◆ **Goal**
Stop at the line containing "ax = fig.add_axes([0.4146, 0.0891, 0.5465, 0.8623])": write out every line from the beginning of the entries up to and including it, minus the pictures.

## BEGIN Dataset entries

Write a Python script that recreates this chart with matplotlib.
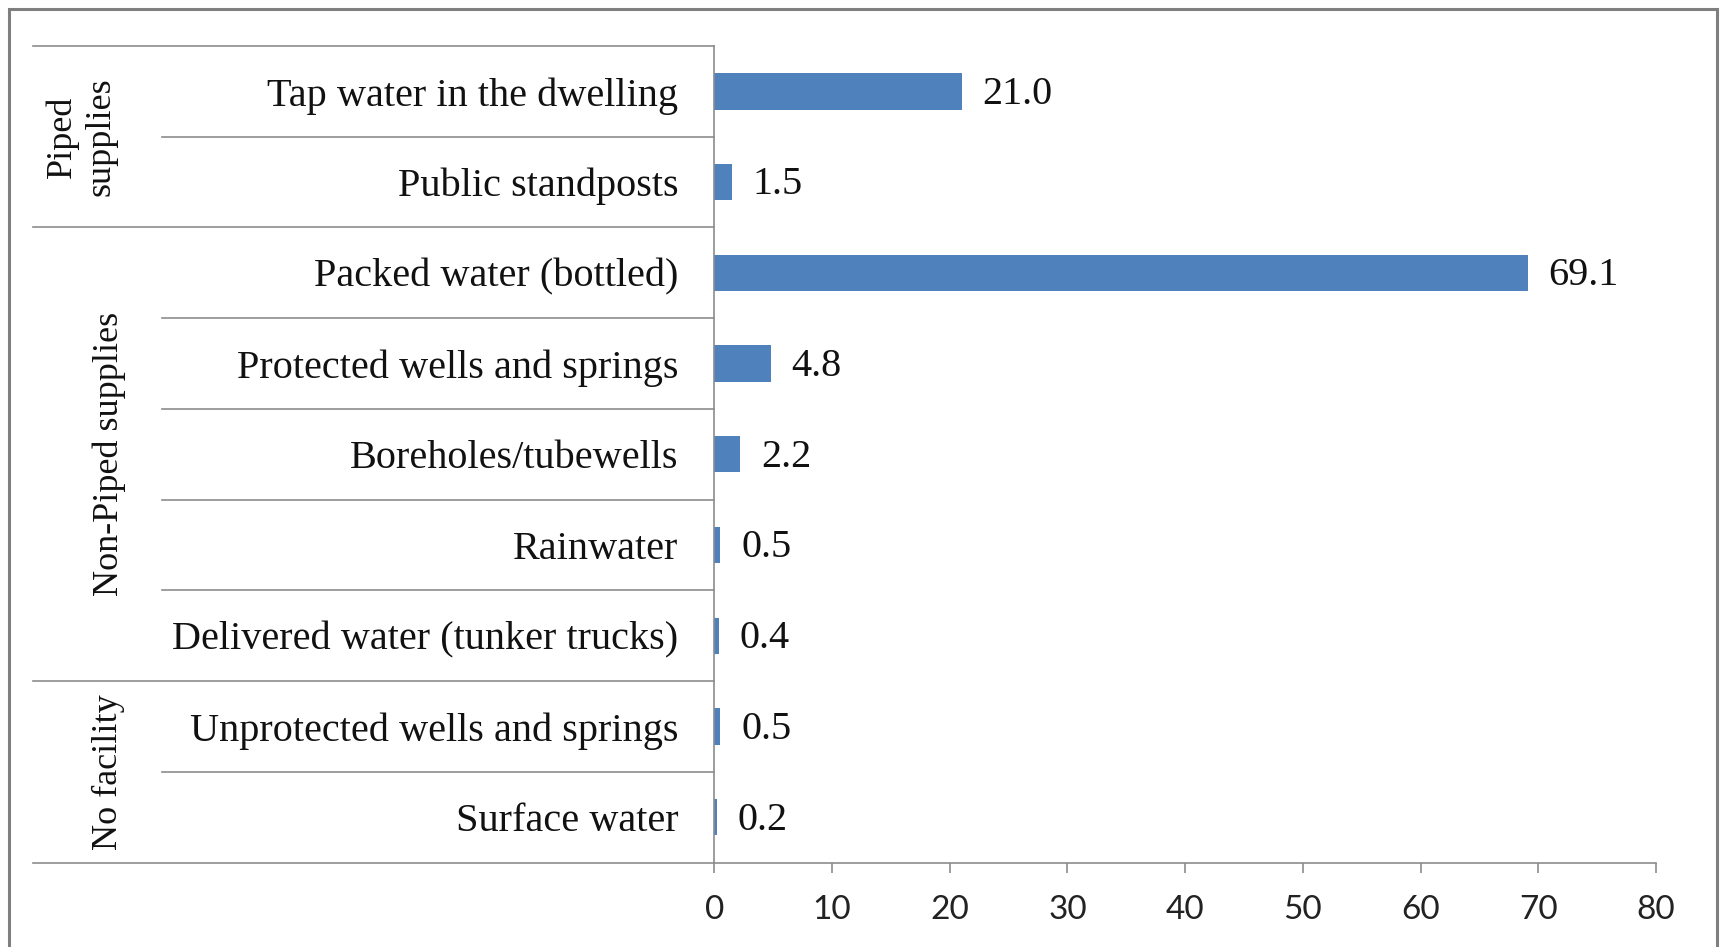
import matplotlib.pyplot as plt
import matplotlib.transforms as mtransforms
from matplotlib.patches import Rectangle

# data
categories = [
    "Tap water in the dwelling",
    "Public standposts",
    "Packed water (bottled)",
    "Protected wells and springs",
    "Boreholes/tubewells",
    "Rainwater",
    "Delivered water (tunker trucks)",
    "Unprotected wells and springs",
    "Surface water",
]
values = [21.0, 1.5, 69.1, 4.8, 2.2, 0.5, 0.4, 0.5, 0.2]
group_names = ["Piped\nsupplies", "Non-Piped supplies", "No facility"]
group_sizes = [2, 5, 2]
x_ticks = [0, 10, 20, 30, 40, 50, 60, 70, 80]

BAR_COLOR = "#4F81BD"
LINE_COLOR = "#8c8c8c"
SERIF = ["Liberation Serif", "DejaVu Serif"]

fig = plt.figure(figsize=(17.23, 9.47), dpi=100)
ax = fig.add_axes([0.4146, 0.0891, 0.5465, 0.8623])

y = list(range(len(categories)))
bars = ax.barh(y, values, height=0.4, color=BAR_COLOR)
# value labels to the right of each bar
for yi, v in zip(y, values):
    ax.annotate(f"{v:.1f}", xy=(v, yi), xytext=(15, -2), textcoords="offset points",
                ha="left", va="center", fontsize=29, family=SERIF, color="#111111")

ax.set_ylim(len(categories) - 0.5, -0.5)
ax.set_xlim(0, 80)
ax.set_xticks(x_ticks)
ax.set_xticklabels([str(t) for t in x_ticks], fontsize=24, family="Lato", color="#222222")
ax.tick_params(axis="x", direction="out", length=7, width=1.2, color=LINE_COLOR, pad=16)

ax.set_yticks(y)
ax.set_yticklabels(categories, fontsize=29, family=SERIF, color="#111111")
ax.tick_params(axis="y", length=0, pad=26)

for side in ["top", "right"]:
    ax.spines[side].set_visible(False)
for side in ["left", "bottom"]:
    ax.spines[side].set_color(LINE_COLOR)
    ax.spines[side].set_linewidth(1.2)

# category table lines on the left
trans = mtransforms.blended_transform_factory(ax.transAxes, ax.transData)
table_left = -0.7235
inner_left = -0.587
ax.plot([table_left, 0], [-0.5, -0.5], color=LINE_COLOR, lw=1.2, transform=trans, clip_on=False)
ax.plot([table_left, 0], [len(categories) - 0.5] * 2, color=LINE_COLOR, lw=1.2,
        transform=trans, clip_on=False)

start = 0
for name, size in zip(group_names, group_sizes):
    end = start + size
    for b in range(start, end - 1):
        ax.plot([inner_left, 0], [b + 0.5, b + 0.5], color=LINE_COLOR, lw=1.2,
                transform=trans, clip_on=False)
    if end < len(categories):
        ax.plot([table_left, 0], [end - 0.5, end - 0.5], color=LINE_COLOR, lw=1.2,
                transform=trans, clip_on=False)
    xpos = -0.672 if "\n" in name else -0.643
    ax.text(xpos, (start + end - 1) / 2, name, rotation=90, ha="center", va="center",
            fontsize=26, family=SERIF, color="#111111", transform=trans,
            multialignment="center", linespacing=1.25)
    start = end

# outer frame
fig.patches.append(Rectangle((9 / 1723, -0.05), (1717 - 9) / 1723, 1.05 - 9 / 947,
                             transform=fig.transFigure, fill=False,
                             edgecolor="#7f7f7f", lw=2.2))

fig.savefig("out.png", dpi=100)
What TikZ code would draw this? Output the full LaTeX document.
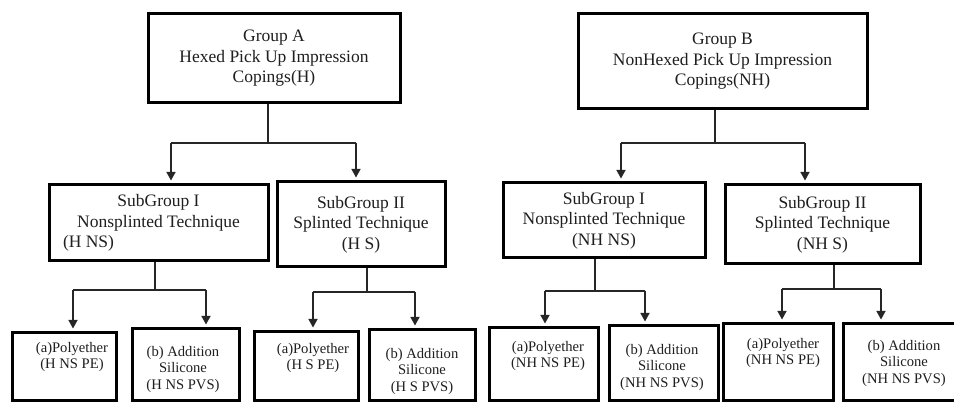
\documentclass[tikz,border=0pt]{standalone}
\usepackage{fontspec}
\setmainfont{Liberation Serif}
\usetikzlibrary{arrows.meta}

\tikzset{
  box/.style={draw=black, line width=3pt, inner sep=0pt, align=center,
    text=black!88, font=\fontsize{17.5}{20.5}\selectfont},
  leaf/.style={draw=black, line width=3pt, inner sep=0pt},
  leaftext/.style={align=center, inner sep=0pt, text=black!88,
    font=\fontsize{14.6}{16.5}\selectfont},
  link/.style={draw=black!85, line width=1.3pt},
  arr/.style={link, -{Triangle[length=8.5pt,width=9pt]}, shorten >=3pt}
}

\begin{document}
\begin{tikzpicture}[x=1pt, y=-1pt]
  \clip (0,0) rectangle (954,403);
  \fill[white] (0,0) rectangle (954,403);

  % ---- Group A branch ----
  \node[box, minimum width=252pt, minimum height=89pt] (gA) at (274,58.5)
    {Group A\\Hexed Pick Up Impression\\Copings(H)};
  \node[box, minimum width=219pt, minimum height=76pt] (sA1) at (158.5,223)
    {SubGroup I\\Nonsplinted Technique\\\makebox[191pt][l]{(H NS)}};
  \node[box, minimum width=168pt, minimum height=85pt] (sA2) at (361,224.5)
    {SubGroup II\\Splinted Technique\\(H S)};

  \node[leaf, minimum width=104pt, minimum height=68pt] (bA1) at (64,367) {};
  \node[leaf, minimum width=107pt, minimum height=72pt] (bA2) at (185.5,365) {};
  \node[leaf, minimum width=104pt, minimum height=69pt] (bA3) at (306,366.5) {};
  \node[leaf, minimum width=106pt, minimum height=71pt] (bA4) at (422,365.5) {};

  \node[leaftext] (tA1) at (72,357) {(a)Polyether\\(H NS PE)};
  \node[leaftext] (tA2) at (183,369) {(b) Addition\\Silicone\\(H NS PVS)};
  \node[leaftext] (tA3) at (313,358) {(a)Polyether\\(H S PE)};
  \node[leaftext] (tA4) at (422,371) {(b) Addition\\Silicone\\(H S PVS)};

  % ---- Group B branch ----
  \node[box, minimum width=289pt, minimum height=95pt] (gB) at (722.5,61.5)
    {Group B\\NonHexed Pick Up Impression\\Copings(NH)};
  \node[box, minimum width=202pt, minimum height=75pt] (sB1) at (604,220.5)
    {SubGroup I\\Nonsplinted Technique\\(NH NS)};
  \node[box, minimum width=195pt, minimum height=79pt] (sB2) at (822.5,224.5)
    {SubGroup II\\Splinted Technique\\(NH S)};

  \node[leaf, minimum width=109pt, minimum height=73pt] (bB1) at (543.5,364.5) {};
  \node[leaf, minimum width=109pt, minimum height=75pt] (bB2) at (663.5,363.5) {};
  \node[leaf, minimum width=110pt, minimum height=77pt] (bB3) at (778,362.5) {};
  \node[leaf, minimum width=124pt, minimum height=77pt] (bB4) at (905,362.5) {};

  \node[leaftext] (tB1) at (548,356) {(a)Polyether\\(NH NS PE)};
  \node[leaftext] (tB2) at (662,367) {(b) Addition\\Silicone\\(NH NS PVS)};
  \node[leaftext] (tB3) at (783,353) {(a)Polyether\\(NH NS PE)};
  \node[leaftext] (tB4) at (904,363) {(b) Addition\\Silicone\\(NH NS PVS)};

  % ---- junction points of the connectors ----
  \coordinate (jA)  at (268,143);
  \coordinate (kA1) at (171,143);
  \coordinate (kA2) at (356,143);
  \coordinate (jA1) at (155,290);
  \coordinate (kA11) at (73,290);
  \coordinate (kA12) at (206,290);
  \coordinate (jA2) at (367,292);
  \coordinate (kA21) at (313,292);
  \coordinate (kA22) at (415,292);

  \coordinate (jB)  at (715,143);
  \coordinate (kB1) at (621,143);
  \coordinate (kB2) at (805,143);
  \coordinate (jB1) at (595,291);
  \coordinate (kB11) at (545,291);
  \coordinate (kB12) at (645,291);
  \coordinate (jB2) at (834,289);
  \coordinate (kB21) at (782,289);
  \coordinate (kB22) at (881,289);

  % ---- connectors ----
  \draw[link] (gA.south -| jA) -- (jA);
  \draw[link] (kA1) -- (kA2);
  \draw[arr] (kA1) -- (kA1 |- sA1.north);
  \draw[arr] (kA2) -- (kA2 |- sA2.north);

  \draw[link] (sA1.south -| jA1) -- (jA1);
  \draw[link] (kA11) -- (kA12);
  \draw[arr] (kA11) -- (kA11 |- bA1.north);
  \draw[arr] (kA12) -- (kA12 |- bA2.north);

  \draw[link] (sA2.south -| jA2) -- (jA2);
  \draw[link] (kA21) -- (kA22);
  \draw[arr] (kA21) -- (kA21 |- bA3.north);
  \draw[arr] (kA22) -- (kA22 |- bA4.north);

  \draw[link] (gB.south -| jB) -- (jB);
  \draw[link] (kB1) -- (kB2);
  \draw[arr] (kB1) -- (kB1 |- sB1.north);
  \draw[arr] (kB2) -- (kB2 |- sB2.north);

  \draw[link] (sB1.south -| jB1) -- (jB1);
  \draw[link] (kB11) -- (kB12);
  \draw[arr] (kB11) -- (kB11 |- bB1.north);
  \draw[arr] (kB12) -- (kB12 |- bB2.north);

  \draw[link] (sB2.south -| jB2) -- (jB2);
  \draw[link] (kB21) -- (kB22);
  \draw[arr] (kB21) -- (kB21 |- bB3.north);
  \draw[arr] (kB22) -- (kB22 |- bB4.north);
\end{tikzpicture}
\end{document}
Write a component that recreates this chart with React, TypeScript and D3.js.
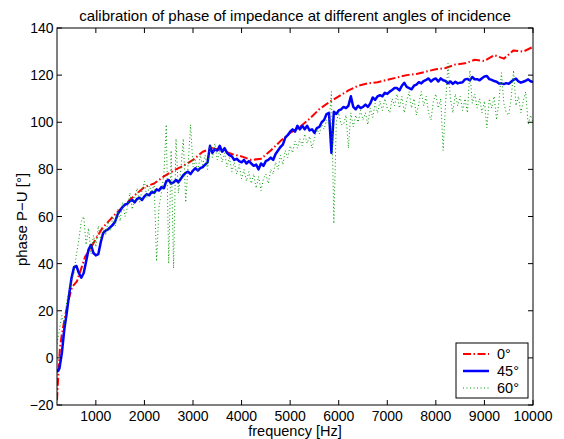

## END Dataset entries

◆ **Correct answer**
Write a Python script that recreates this chart with matplotlib.
import matplotlib.pyplot as plt
import matplotlib.transforms as mtransforms
from matplotlib.patches import Rectangle

# data
categories = [
    "Tap water in the dwelling",
    "Public standposts",
    "Packed water (bottled)",
    "Protected wells and springs",
    "Boreholes/tubewells",
    "Rainwater",
    "Delivered water (tunker trucks)",
    "Unprotected wells and springs",
    "Surface water",
]
values = [21.0, 1.5, 69.1, 4.8, 2.2, 0.5, 0.4, 0.5, 0.2]
group_names = ["Piped\nsupplies", "Non-Piped supplies", "No facility"]
group_sizes = [2, 5, 2]
x_ticks = [0, 10, 20, 30, 40, 50, 60, 70, 80]

BAR_COLOR = "#4F81BD"
LINE_COLOR = "#8c8c8c"
SERIF = ["Liberation Serif", "DejaVu Serif"]

fig = plt.figure(figsize=(17.23, 9.47), dpi=100)
ax = fig.add_axes([0.4146, 0.0891, 0.5465, 0.8623])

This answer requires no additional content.